Harry Booth

Biographical details
- Born: January 19, 1940 Philadelphia, Pennsylvania, U.S.
- Died: September 12, 2022 (aged 82)

Playing career

Baseball
- 1959–1962: Saint Joseph's

Basketball
- 1959–1962: Saint Joseph's

Coaching career (HC unless noted)

Baseball
- 1965–1974: Saint Joseph's

Basketball
- 1974–1978: Saint Joseph's

Head coaching record
- Overall: Baseball: 140–80–5 (.633); Basketball: 44–61 (.419);

= Harry Booth (coach) =

American college baseball and basketball coach (1940–2022)

Harry Booth (January 19, 1940 – September 12, 2022) was an American college baseball and college basketball head coach for the Saint Joseph's Hawks, representing Saint Joseph's University. He also attended Saint Joseph's and played for their baseball and basketball teams.

==Early life and playing career==
Booth was born on January 19, 1940, in South Philadelphia. He graduated from Bishop Neumann High School and then attended Saint Joseph's University. At Saint Joseph's, Booth played for the Saint Joseph's Hawks baseball as a center fielder, twice being named to the All-Middle Atlantic Conference team. In his junior and senior years, Booth led his team in runs scored, stolen bases, and extra-base hits. He walked-on to the Saint Joseph's Hawks men's basketball team, playing in three consecutive NCAA Division I men's basketball tournaments as a reserve. Saint Joseph made it to the Final Four in the 1961 basketball tournament. Booth was a captain for both the baseball and basketball teams. He graduated from Saint Joseph's in 1962.

==Coaching career==
After he graduated, Booth was hired as the varsity men's basketball coach at Bishop McDevitt High School in Wyncote, Pennsylvania, in July 1962. He also became an assistant coach for Saint Joseph's baseball team. Saint Joseph's named Booth the head coach of their freshman baseball team in March 1964, and then as the head coach of the varsity baseball team in August 1964. Booth coached the baseball team from 1965 to 1974 and had a 140–80–5 record. His .633 winning percentage is the highest for all St. Joseph's baseball coaches.

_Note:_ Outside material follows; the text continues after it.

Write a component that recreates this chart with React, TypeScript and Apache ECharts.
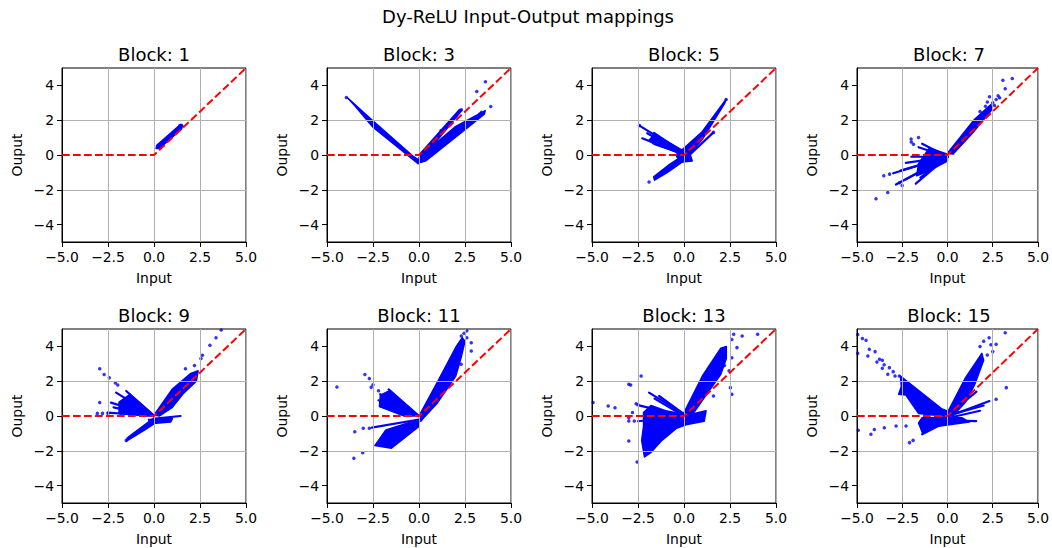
import React, { useEffect, useRef } from "react";
import * as echarts from "echarts";

const suptitle = "Dy-ReLU Input-Output mappings";
const blockTitles = ["Block: 1", "Block: 3", "Block: 5", "Block: 7", "Block: 9", "Block: 11", "Block: 13", "Block: 15"];
const xTicks = [-5, -2.5, 0, 2.5, 5];
const yTicks = [-4, -2, 0, 2, 4];
const reluLine = [[-5, 0], [0, 0], [5, 5]];

// Dense clusters of points (outlines, x/y pairs), thin streaks [x0,y0,x1,y1], and isolated points [x,y]
const b1Dense = [[0.12, 0.38, 0.15, 0.56, 1.45, 1.76, 1.55, 1.7, 1.5, 1.5, 0.3, 0.38]];
const b1Rays: number[][] = [];
const b1Points = [[0.2, 0.45], [1.5, 1.7], [1.4, 1.68]];

const b3Dense = [
  [-3.9, 3.3, -2.6, 2.05, -0.35, -0.05, 0.0, -0.3, -0.05, -0.5, -2.5, 1.6, -3.5, 2.85],
  [0.0, 0.0, 2.2, 2.62, 2.32, 2.55, 0.25, -0.1],
  [0.0, -0.15, 2.0, 1.65, 3.6, 2.55, 3.55, 2.35, 2.5, 1.45, 0.35, -0.35, 0.0, -0.45],
];
const b3Rays: number[][] = [];
const b3Points = [[3.14, 3.65], [3.61, 4.21], [3.9, 2.79], [3.4, 2.45], [3.3, 2.35], [-3.95, 3.3], [2.3, 2.6], [1.2, 1.4]];

const b5Dense = [
  [-1.6, 1.2, -0.05, 0.25, 0.1, 0.0, -1.6, 0.6, -1.9, 0.85],
  [-1.65, -1.25, -0.8, -0.55, 0.0, 0.0, 0.05, -0.3, -0.9, -1.0, -1.6, -1.45],
  [-0.1, 0.3, 1.0, 1.35, 2.29, 3.2, 2.2, 2.95, 1.0, 0.9, 0.3, 0.05],
  [-0.35, 0.25, 0.3, 0.15, 0.45, -0.35, -0.1, -0.4, -0.4, -0.1],
];
const b5Rays = [[-2.42, 1.69, 0, 0.1], [-2.27, 0.96, 0, 0], [-2.0, 1.25, 0, 0.05], [-1.63, 1.27, 0, 0.1], [0.2, -0.1, 1.6, 1.3]];
const b5Points = [[-1.9, -1.55], [1.6, 1.3], [2.29, 3.19], [-2.42, 1.69], [-1.0, -0.9]];

const b7Dense = [
  [0, 0.1, 1.5, 2.05, 2.4, 2.9, 2.45, 2.6, 1.5, 1.4, 0.3, 0.05],
  [0, 0.05, -1.0, 0.4, -1.6, -0.5, -1.7, -1.2, -1.0, -0.9, 0, -0.35],
];
const b7Rays = [
  [0, -0.1, -1.4, 0.65], [0, -0.1, -1.6, 0.45], [0, -0.1, -2.0, -0.1], [0, -0.1, -2.3, -0.45], [0, -0.1, -2.6, -0.9],
  [0, -0.1, -3.0, -1.05], [0, -0.1, -2.85, -1.7], [0, -0.1, -2.3, -1.4], [0, -0.1, -1.75, -1.65], [0, -0.1, -1.5, -1.3],
];
const b7Points = [
  [-3.95, -2.52], [-3.3, -2.15], [-3.52, -1.19], [-3.2, -1.1], [-2.01, 0.92], [-1.6, 1.0], [-1.88, 0.62], [-2.5, -1.75],
  [-2.65, -1.6], [-2.0, 0.75], [3.06, 4.29], [3.58, 4.4], [3.19, 3.81], [2.69, 3.19], [2.32, 3.35], [2.88, 3.29],
  [2.5, 3.0], [2.6, 2.85], [2.2, 3.05], [1.8, 2.5], [2.8, 3.4], [2.1, 2.8],
];

const b9Dense = [
  [0, 0.05, 1.0, 1.55, 2.0, 2.45, 2.4, 2.6, 2.3, 2.0, 1.6, 1.3, 1.0, 0.5, 0.3, 0.0],
  [-0.3, -0.2, 1.0, -0.15, 0.9, -0.35, -0.2, -0.45],
  [0, 0.05, -1.3, 1.25, -1.9, 0.8, -1.9, 0.2, -0.5, 0.0],
  [0, -0.1, -1.45, -1.25, -1.5, -1.45, -0.5, -0.8, 0, -0.45],
];
const b9Rays = [[0.05, -0.15, 1.44, 0.0], [0, 0, -2.06, 1.34], [0, 0, -1.51, 1.44], [0, 0, -2.34, 0.77], [0, 0, -2.52, 0.19], [0, 0, -2.2, 0.5]];
const b9Points = [
  [-2.95, 2.72], [-2.71, 2.39], [-2.43, 2.2], [-1.97, 1.78], [-2.1, 1.9], [-2.95, 0.77], [-3.08, 0.15], [-2.8, 0.15],
  [-2.5, 0.15], [-1.8, 0.15], [-1.0, 0.15], [3.37, 4.5], [3.65, 4.94], [3.04, 4.06], [1.71, 2.72], [2.63, 3.49],
  [2.55, 3.3], [2.2, 2.9], [-1.51, -1.4],
];

const b11Dense = [
  [0, 0, 1.0, 1.95, 2.0, 3.95, 2.35, 4.5, 2.5, 4.3, 2.3, 3.4, 2.0, 2.3, 1.0, 0.75, 0.3, -0.05, 0.1, -0.3],
  [0, 0, -1.6, 1.45, -2.1, 1.2, -2.15, 0.55, -0.8, 0.0],
  [0, -0.2, -1.8, -0.8, -2.4, -1.7, -1.5, -1.85, 0, -0.6],
];
const b11Rays = [[0, 0, -2.11, 1.25], [0, 0, -2.11, 0.57], [0, 0, -1.65, 1.53], [0, 0, -2.2, 0.9], [0, -0.2, -2.57, -0.67]];
const b11Points = [
  [-4.46, 1.67], [-2.94, 2.39], [-2.7, 2.15], [-2.5, 1.8], [-2.6, 1.65], [-2.2, 1.45], [-3.49, -0.9], [-3.54, -2.43],
  [-3.06, -2.11], [-3.03, -0.71], [-2.7, -0.7], [2.84, 4.21], [2.84, 3.74], [2.29, 2.97], [1.83, 2.3], [2.6, 4.5],
  [2.6, 4.9], [2.3, 4.6], [2.45, 4.75],
];

const b13Dense = [
  [0, 0.2, 1.0, 2.3, 2.0, 3.9, 2.3, 4.0, 2.3, 3.3, 2.0, 2.4, 1.0, 0.9, 0.4, 0.0],
  [0, 0, 1.2, 0.3, 1.1, -0.3, 0.1, -0.5],
  [0, 0.1, -1.0, 0.3, -1.8, 0.6, -2.2, 0.2, -2.2, -0.6, -2.3, -1.4, -2.15, -2.35, -1.8, -2.1, -1.2, -1.4, -0.4, -0.7, 0.1, -0.5],
];
const b13Rays = [[0, 0.1, -1.9, 1.34], [0, 0.1, -1.35, 1.15], [0, 0, -2.4, 0.6], [0, 0, -2.5, -0.3], [0, 0, -1.6, 1.0]];
const b13Points = [
  [-2.55, -2.64], [-2.33, 2.3], [-3.0, 1.82], [-2.9, 1.78], [-3.0, -1.44], [-4.94, 0.77], [-4.12, 0.57], [-3.75, 0.48],
  [-3.0, -0.29], [-3.0, -0.1], [-2.7, -0.29], [-2.6, 0.7], [-2.5, 0.65], [-2.8, 0.2], [2.7, 4.7], [3.16, 4.6],
  [4.0, 4.7], [2.88, 3.93], [2.6, 3.35], [2.52, 1.63], [2.6, 1.25], [1.6, 1.15], [2.6, 4.4], [2.45, 2.6], [2.2, 2.9],
];

const b15Dense = [
  [-2.6, 2.3, -0.3, 0.4, 0.2, 0.2, 0.1, -0.05, -1.6, 0.15, -2.3, 1.2, -2.7, 1.25, -2.55, 1.7],
  [0, 0.2, 1.0, 2.2, 1.9, 3.6, 2.0, 3.2, 1.5, 1.8, 1.0, 0.8, 0.3, 0.0],
  [-1.4, -0.1, 0.8, -0.1, 1.2, -0.35, -0.6, -0.6, -1.37, -1.0, -1.6, -0.4],
];
const b15Rays = [[0.1, 0, 2.32, 0.86], [0.1, -0.1, 1.8, 0.3], [0.1, 0.1, 1.6, 1.4], [0, -0.25, 1.59, -0.29], [0.1, 0.05, 2.0, 0.6], [0, -0.3, -1.4, -1.05]];
const b15Points = [
  [-4.96, 4.69], [-4.7, 4.45], [-4.5, 4.35], [-4.32, 3.83], [-4.0, 3.7], [-3.76, 3.26], [-3.6, 3.2], [-3.5, 2.95],
  [-3.21, 2.78], [-3.0, 2.55], [-2.9, 2.3], [-2.66, 2.3], [-4.4, 3.45], [-3.9, 3.1], [-3.3, 2.4], [-3.6, 2.75],
  [-4.96, 3.6], [3.19, 4.79], [3.25, 1.63], [2.69, 4.12], [2.69, 0.96], [2.4, 4.1], [2.5, 3.7], [2.2, 3.5], [2.0, 4.3],
  [1.8, 4.0], [-4.93, -0.82], [-4.23, -1.05], [-4.04, -0.77], [-3.49, -0.67], [-2.84, -0.57], [-2.29, -0.57],
  [-2.1, -1.53], [-1.9, -1.4], [2.3, 4.5], [1.5, 2.6],
];

const denseList = [b1Dense, b3Dense, b5Dense, b7Dense, b9Dense, b11Dense, b13Dense, b15Dense];
const raysList = [b1Rays, b3Rays, b5Rays, b7Rays, b9Rays, b11Rays, b13Rays, b15Rays];
const pointsList = [b1Points, b3Points, b5Points, b7Points, b9Points, b11Points, b13Points, b15Points];

const FONT = "DejaVu Sans";
const BLUE = "#0000ff";
const colLefts = [62, 327, 592, 857];
const rowTops = [68, 329];
const GW = 184;
const GH = 174;

function fmtX(v: number) {
  return (v < 0 ? "\u2212" : "") + Math.abs(v).toFixed(1);
}
function fmtY(v: number) {
  return (v < 0 ? "\u2212" : "") + String(Math.abs(v));
}

export default function App() {
  const ref = useRef<HTMLDivElement>(null);
  useEffect(() => {
    if (!ref.current) return;
    const chart = echarts.init(ref.current, undefined, { renderer: "svg" });
    const grids: any[] = [];
    const xAxes: any[] = [];
    const yAxes: any[] = [];
    const series: any[] = [];
    const graphics: any[] = [
      {
        type: "text",
        x: 528,
        y: 16,
        style: { text: suptitle, fontSize: 18, fontFamily: FONT, fill: "#000", textAlign: "center", textVerticalAlign: "middle" },
      },
    ];
    for (let i = 0; i < 8; i++) {
      const left = colLefts[i % 4];
      const top = rowTops[Math.floor(i / 4)];
      grids.push({ left, top, width: GW, height: GH, show: true, borderColor: "#000", borderWidth: 1, backgroundColor: "transparent" });
      graphics.push({
        type: "text",
        x: left + GW / 2,
        y: top - 14,
        style: { text: blockTitles[i], fontSize: 18, fontFamily: FONT, fill: "#000", textAlign: "center", textVerticalAlign: "middle" },
      });
      xAxes.push({
        gridIndex: i,
        type: "value",
        min: xTicks[0],
        max: xTicks[xTicks.length - 1],
        interval: 2.5,
        z: 3,
        name: "Input",
        nameLocation: "middle",
        nameGap: 29,
        nameTextStyle: { fontSize: 13.9, fontFamily: FONT, color: "#000" },
        axisLine: { show: true, onZero: false, lineStyle: { color: "#000", width: 1 } },
        axisTick: { show: true, inside: false, length: 5, lineStyle: { color: "#000", width: 1 } },
        axisLabel: { fontSize: 13.9, fontFamily: FONT, color: "#000", margin: 8, formatter: fmtX, showMinLabel: true, showMaxLabel: true, hideOverlap: false },
        splitLine: { show: true, lineStyle: { color: "#b0b0b0", width: 1 } },
      });
      yAxes.push({
        gridIndex: i,
        type: "value",
        min: -5,
        max: 5,
        interval: 1,
        z: 3,
        name: "Ouput",
        nameLocation: "middle",
        nameGap: 38,
        nameRotate: 90,
        nameTextStyle: { fontSize: 13.9, fontFamily: FONT, color: "#000" },
        axisLine: { show: true, onZero: false, lineStyle: { color: "#000", width: 1 } },
        axisTick: { show: true, inside: false, length: 5, customValues: yTicks, lineStyle: { color: "#000", width: 1 } },
        axisLabel: { fontSize: 13.9, fontFamily: FONT, color: "#000", margin: 8, customValues: yTicks, formatter: fmtY },
        splitLine: { show: true, lineStyle: { color: ["rgba(0,0,0,0)", "#b0b0b0"], width: 1 } },
      });
      const polys = denseList[i];
      series.push({
        type: "custom",
        xAxisIndex: i,
        yAxisIndex: i,
        z: 2,
        clip: true,
        silent: true,
        data: polys.map((p) => [p[0], p[1]]),
        renderItem: (params: any, api: any) => {
          const poly = polys[params.dataIndex];
          const pts: number[][] = [];
          for (let k = 0; k < poly.length; k += 2) pts.push(api.coord([poly[k], poly[k + 1]]));
          return { type: "polygon", shape: { points: pts }, style: { fill: BLUE, stroke: BLUE, lineWidth: 1.5, lineJoin: "round" } };
        },
      });
      const rays = raysList[i];
      if (rays.length) {
        series.push({
          type: "custom",
          xAxisIndex: i,
          yAxisIndex: i,
          z: 2,
          clip: true,
          silent: true,
          data: rays.map((r) => [r[0], r[1]]),
          renderItem: (params: any, api: any) => {
            const r = rays[params.dataIndex];
            const a = api.coord([r[0], r[1]]);
            const b = api.coord([r[2], r[3]]);
            return { type: "line", shape: { x1: a[0], y1: a[1], x2: b[0], y2: b[1] }, style: { stroke: BLUE, lineWidth: 2.2, lineCap: "round" } };
          },
        });
      }
      series.push({
        type: "scatter",
        xAxisIndex: i,
        yAxisIndex: i,
        z: 2,
        symbolSize: 3.5,
        silent: true,
        itemStyle: { color: BLUE },
        data: pointsList[i],
      });
      series.push({
        type: "line",
        xAxisIndex: i,
        yAxisIndex: i,
        z: 5,
        symbol: "none",
        silent: true,
        lineStyle: { color: "#ff0000", width: 2, type: [7.7, 3.3] },
        data: reluLine,
      });
    }
    chart.setOption({
      animation: false,
      backgroundColor: "#fff",
      textStyle: { fontFamily: FONT },
      grid: grids,
      xAxis: xAxes,
      yAxis: yAxes,
      series,
      graphic: graphics,
    });
    return () => chart.dispose();
  }, []);
  return <div ref={ref} style={{ position: "fixed", left: 0, top: 0, width: 1052, height: 548 }} />;
}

In 1966, Booth became an assistant coach for the varsity men's basketball team. In 1970, he was named the head coach of Saint Joseph's freshmen men's basketball team. After the firing of Jack McKinney, the head coach of Saint Joseph's varsity basketball team, Booth succeeded him, while stepping down as head coach of the baseball team. Booth coached the men's basketball team through the 1978 season, after which he was fired. He coached the Hawks' men's basketball team to a record. Booth joined the Villanova Wildcats men's basketball team as a volunteer assistant coach in 1981. He coached for Villanova when they won the 1985 NCAA Division I men's basketball tournament. He also worked in sales. Booth left Villanova in 1986 to focus on his business career.

Saint Joseph's inducted Booth into their Baseball Hall of Fame in 1997. The Harry Booth Award, given to a member of the baseball team for outstanding contributions, was inaugurated in 2010.

==Personal life==
Booth and his wife, Toni, had four children. His son, Kevin, played college basketball at Mount Saint Mary's College, and his grandson, Michael, played college basketball for Saint Joseph's. Booth died on September 12, 2022, following a short illness. He was 82.